When Glyn and Sharon visited back in January I dropped into the Gambian driving license office in Brikama to see if this years license was ready yet – Gambian licenses have to be renewed yearly.
When Glyn and Sharon returned towards the end of November, I dropped in to the Gambian driving license office in Brikama to see if this years license was ready yet. After countless visits, it was finally passed over, exactly one month before it will expire and I start the whole rigmarole again. That is if I bother. Kermit’s probably going to need a new engine and I’m not sure whether I’ll bother.
Glyn and Sharon, from the depths of Cornwall, had loved Abene so much they were returning less than a year later. And they’ve already booked to come back in January – I can’t get rid of ‘em. At this rate they may beat the blogs I’m trying to churn out about our trip. Easy going, funny and happy (I have to say this to keep them coming…:)) to chill out with the family, they are a joy to be around and it’s always great to receive back familiar faces who love the place.
They spent a pleasant relaxing week around Abene before we made a trip to Dakar and the north. On the first Saturday of December, I’d been invited by Chez Alpha bookshop in Dakar to promote my new book at the monthly Lou Bess farmers market. When I proposed to Glyn and Sharon that they come with me, they jumped at the chance and it turned into a roundtrip visiting other spots.
We made pizzas:
Khady made food for the local kids:
Before anything, I had to get copies of the new book which arrived the day after I’d picked G&S up at the airport. On the day before the Gambian elections, I made a mad dash across the country, picked them up and headed back wondering all the time if the border would be closed and whether I would in fact make it. I did, just before all communications with the outside world were stopped by the dictator.
The next day we took a car down to Ziguinchor, arriving just in time to take the ferry to Dakar. I’m going to skip that bit for now as I’m writing a separate post about that journey.
We were woken at about 6am and I looked out of our cabin porthole to see cranes and so on at the port in Dakar.
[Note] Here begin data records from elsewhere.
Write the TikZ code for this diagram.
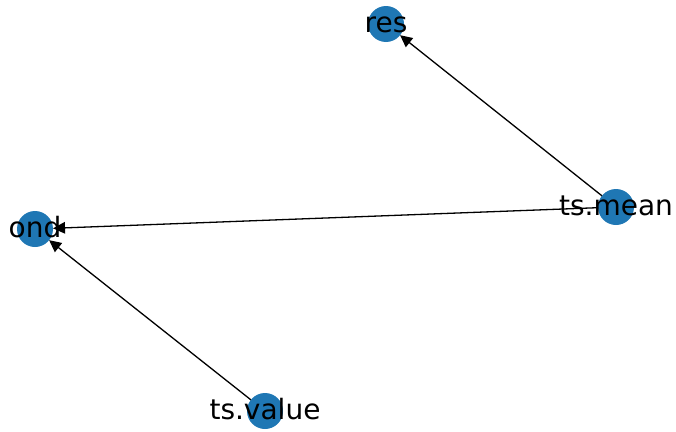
\documentclass[tikz,border=0pt]{standalone}
\usepackage{fontspec}
\setmainfont{DejaVu Sans}
\usetikzlibrary{arrows.meta}
\definecolor{nodeblue}{HTML}{1F77B4}
\tikzset{
  x=1pt, y=-1pt,
  vertex/.style={circle, fill=nodeblue, minimum size=36pt, inner sep=0pt, outer sep=0pt},
  vlabel/.style={anchor=base, inner sep=0pt, font=\fontsize{28}{30}\selectfont},
  edge/.style={line width=1.3pt, -{Triangle[length=12pt, width=11.5pt]}}
}
\begin{document}
\begin{tikzpicture}
\useasboundingbox (0,0) rectangle (676,431);
\clip (0,0) rectangle (676,431);
% vertices
\node[vertex] (res) at (386,24) {};
\node[vertex] (mean) at (616,207) {};
\node[vertex] (ond) at (35,229) {};
\node[vertex] (value) at (265,411) {};
% directed edges, ending on the circle rims
\draw[edge] (mean) -- (res);
\draw[edge] (mean) -- (ond);
\draw[edge] (value) -- (ond);
% labels
\node[vlabel] (lres) at (386,32) {res};
\node[vlabel] (lmean) at (616,215) {ts.mean};
\node[vlabel] (lond) at (35,237) {ond};
\node[vlabel] (lvalue) at (265,419) {ts.value};
\end{tikzpicture}
\end{document}
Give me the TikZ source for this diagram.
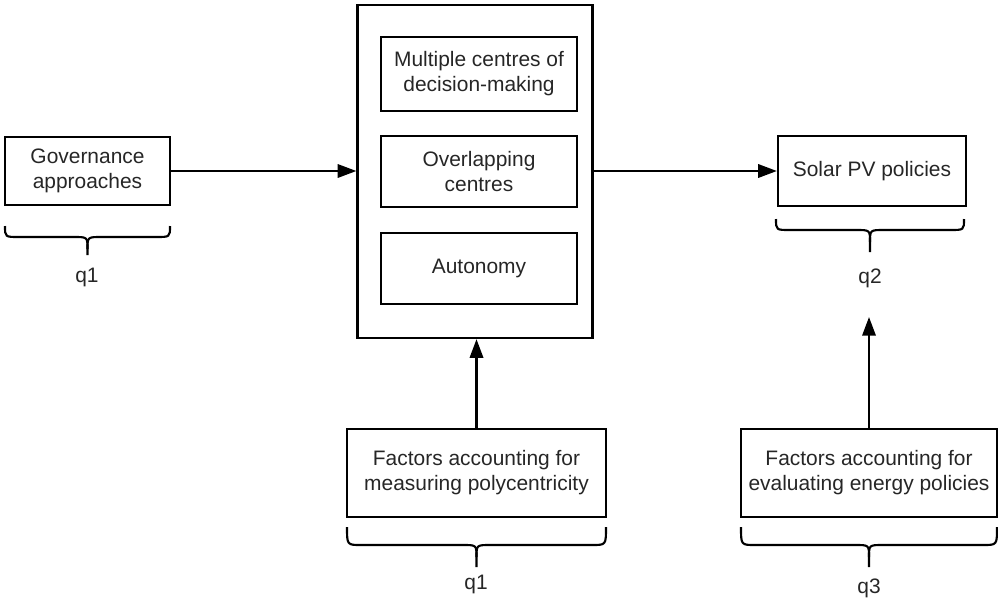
\documentclass[tikz,border=0pt]{standalone}
\usepackage{fontspec}
\setmainfont{Liberation Sans}
\usetikzlibrary{arrows.meta}
\begin{document}
\begin{tikzpicture}[x=0.75pt,y=-0.75pt,
  box/.style={draw=black,line width=1.7pt,inner sep=0pt,align=center,text=black!85,
    font=\fontsize{15.7}{18.8}\selectfont},
  conn/.style={line width=1.7pt,-{Triangle[length=14pt,width=10pt]}},
  bracepath/.style={line width=1.6pt,line join=round},
  lbl/.style={font=\fontsize{15.7}{18.8}\selectfont,text=black!85,inner sep=0pt}]
\useasboundingbox (0,0) rectangle (998,600);
% boxes
\node[box,minimum width=123.75pt,minimum height=51pt] (gov) at (87.5,171) {Governance\\approaches};
\node[box,minimum width=176.25pt,minimum height=249.75pt] (big) at (475,171.5) {};
\node[box,minimum width=147pt,minimum height=55.5pt] (in1) at (479,74) {Multiple centres of\\decision-making};
\node[box,minimum width=147pt,minimum height=53.25pt] (in2) at (479,171.5) {Overlapping\\centres};
\node[box,minimum width=147pt,minimum height=53.25pt] (in3) at (479,268.5) {Autonomy};
\node[box,minimum width=141pt,minimum height=52.5pt] (solar) at (872,171) {Solar PV policies};
\node[box,minimum width=194.25pt,minimum height=66pt] (f1) at (476.5,473) {Factors accounting for\\measuring polycentricity};
\node[box,minimum width=192pt,minimum height=66pt] (f2) at (869,473) {Factors accounting for\\evaluating energy policies};
\coordinate (q2tip) at (869,317);
% connectors
\draw[conn] (gov.east) -- (big.west |- gov.east);
\draw[conn] (big.east |- solar.west) -- (solar.west);
\draw[conn] (f1.north) -- (f1.north |- big.south);
\draw[conn] (f2.north) -- (q2tip);
% braces
\def\brace#1#2#3#4#5{% x1 x2 top mid tip
  \pgfmathsetmacro\xc{(#1+#2)/2}
  \draw[bracepath] (#1,#3) .. controls (#1,#4) and (#1,#4) .. (#1+14,#4)
    -- (\xc-14,#4) .. controls (\xc,#4) and (\xc,#4) .. (\xc,#4+12) -- (\xc,#5);
  \draw[bracepath] (#2,#3) .. controls (#2,#4) and (#2,#4) .. (#2-14,#4)
    -- (\xc+14,#4) .. controls (\xc,#4) and (\xc,#4) .. (\xc,#4+12);
}
\brace{5}{170}{226}{237}{255}
\brace{776}{964}{219}{230}{252}
\brace{347}{606}{527}{545}{567}
\brace{741}{997}{527}{545}{567}
% labels
\node[lbl] (l1) at (87,277) {q1};
\node[lbl] (l2) at (870,278) {q2};
\node[lbl] (l3) at (476,584) {q1};
\node[lbl] (l4) at (869,588) {q3};
\end{tikzpicture}
\end{document}
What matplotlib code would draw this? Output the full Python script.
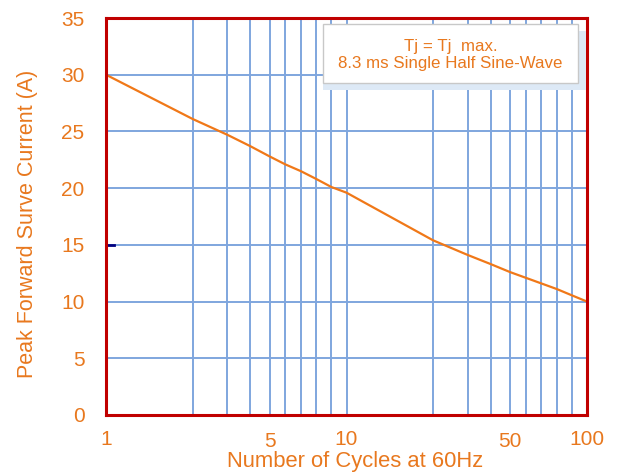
import numpy as np
import matplotlib
matplotlib.use("Agg")
import matplotlib.pyplot as plt
from matplotlib.patches import Rectangle

plt.rcParams["font.family"] = ["Liberation Sans", "DejaVu Sans"]

# surge current curve
cycles = [1, 2, 3, 4, 5, 6, 7, 8, 9, 10, 20, 30, 40, 50, 60, 70, 80, 90, 100]
current = [30.0, 26.1, 24.7, 23.7, 22.8, 22.1, 21.5, 20.8, 20.1, 19.6,
           15.4, 14.1, 13.3, 12.6, 12.1, 11.6, 11.1, 10.55, 10.0]

major_x = [1, 10, 100]
minor_x = [2, 3, 4, 5, 6, 7, 8, 9, 20, 30, 40, 50, 60, 70, 80, 90]
minor_labels = {5: "5", 50: "50"}
y_ticks = [0, 5, 10, 15, 20, 25, 30, 35]

legend_lines = ["Tj = Tj  max.", "8.3 ms Single Half Sine-Wave"]
x_label = "Number of Cycles at 60Hz"
y_label = "Peak Forward Surve Current (A)"

ORANGE = "#E8781E"
LINE = "#F07818"
GRID = "#7FA6DE"
BORDER = "#C00000"

# the printed log paper is not a true log grid: where each mantissa sits in a decade
MANT = np.array([1, 2, 3, 4, 5, 6, 7, 8, 9, 10], dtype=float)
FRAC = np.array([0, 0.36, 0.505, 0.60, 0.68, 0.745, 0.81, 0.875, 0.937, 1.0])


def forward(x):
    x = np.clip(np.asarray(x, dtype=float), 1e-12, None)
    lx = np.log10(x)
    d = np.floor(lx + 1e-12)
    m = 10 ** (lx - d)
    return d + np.interp(m, MANT, FRAC)


def inverse(y):
    y = np.asarray(y, dtype=float)
    d = np.floor(y + 1e-12)
    m = np.interp(y - d, FRAC, MANT)
    return 10 ** d * m


fig = plt.figure(figsize=(6.19, 4.75), dpi=100)
ax = fig.add_axes([106 / 619, 1 - 415 / 475, (587 - 106) / 619, (415 - 18) / 475])
ax.set_xscale("function", functions=(forward, inverse))
ax.set_xlim(1, 100)
ax.set_ylim(0, 35)

ax.plot(cycles, current, color=LINE, lw=1.6, zorder=3)

ax.set_xticks(major_x)
ax.set_xticklabels([str(v) for v in major_x])
ax.set_xticks(minor_x, minor=True)
ax.set_xticklabels([minor_labels.get(v, "") for v in minor_x], minor=True)
ax.set_yticks(y_ticks)

ax.tick_params(axis="x", which="major", length=0, pad=10.5, labelsize=15, labelcolor=ORANGE)
ax.tick_params(axis="x", which="minor", length=0, pad=12, labelsize=15, labelcolor=ORANGE)
ax.tick_params(axis="y", length=0, pad=15.5, labelsize=15, labelcolor=ORANGE)

ax.grid(True, which="both", axis="x", color=GRID, lw=1.4)
ax.grid(True, which="major", axis="y", color=GRID, lw=1.4)
ax.set_axisbelow(True)
ax.axhline(15, xmin=0, xmax=0.016, color="#000080", lw=2, zorder=2)

for s in ax.spines.values():
    s.set_color(BORDER)
    s.set_linewidth(2.2)
    s.set_zorder(4)

ax.set_xlabel(x_label, color=ORANGE, fontsize=15.8, va="center")
ax.xaxis.set_label_coords(0.518, -0.118)
ax.set_ylabel(y_label, color=ORANGE, fontsize=15.5, va="center")
ax.yaxis.set_label_coords(-0.164, 0.481)

# annotation box with its pale shadow
bx0, bx1 = (323 - 106) / 481, (578 - 106) / 481
by0, by1 = (415 - 83) / 397, (415 - 24) / 397
ax.add_patch(Rectangle((bx0, by0 - 0.018), bx1 - bx0 + 0.016, by1 - by0,
                       transform=ax.transAxes, facecolor="#DDE9F6",
                       edgecolor="none", zorder=5))
ax.add_patch(Rectangle((bx0, by0), bx1 - bx0, by1 - by0, transform=ax.transAxes,
                       facecolor="white", edgecolor="#C8C8C8", lw=1, zorder=6))
ax.text((bx0 + bx1) / 2, (by0 + by1) / 2 - 0.003, "\n".join(legend_lines),
        transform=ax.transAxes, ha="center", va="center", color=ORANGE,
        fontsize=12.2, linespacing=1.15, zorder=7)

fig.savefig("out.png", dpi=100)
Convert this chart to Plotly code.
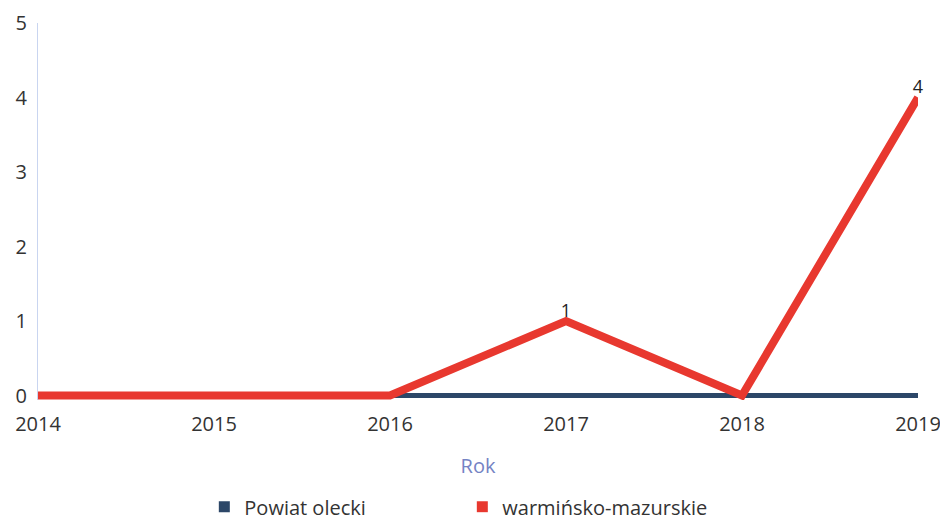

Wearily and groggily we gathered our bits and bobs and wandered up to Independence Square and a cafe that I’ve frequented before, for coffees and a continental breakfast.
Once a more agreeable hour was reached, we dropped my things off at my friend Vero’s apartment where I was staying and then spent an hour or so searching for the Airbnb place I’d booked for them. Then we wandered through the downtown area and met Vero for lunch at the French institute.
We spent the rest of the day wandering about, having the odd drink and soaking up the city vibes. In the evening we ended up at the slightly dubious Viking bar, full of unsavoury sailor types and ladies of the night, where we enjoyed a few draught beers whilst trying not to purchase more than we bargained for. Perhaps the highlight was when Glyn, who is often compared to a 70s/80s singer (and …big clue…drummer) who, like Voldemort, shall not be named on these pages. As we were laughing about that, the house band launched into a familiar refrain: “Da, da, da, da, da…da, da, da, da…” (clue: check the blog title).
On Saturday I made my way to the farmers market at a new site near Ngor beach. Various producers from nationwide were selling their goods and promoting various causes. To be honest, though you may not notice from reading the blog, I’m pretty shy and find the whole idea of promoting myself in person quite painful. Thankfully the Chez Alpha girls had no such qualms and handed out flyers and introduced me to the passers by.
I met the mother of an email pen pal (we’ve been exchanging letters about Senegalese spiritual matters for a novel she’s writing), a buddy from the Gambia who was escaping the elections, several people who’d bought my first book (and told me they loved it) and new friends.
Glyn, Sharon and Vero passed by and then at 4pm, we went back to the African renaissance monument.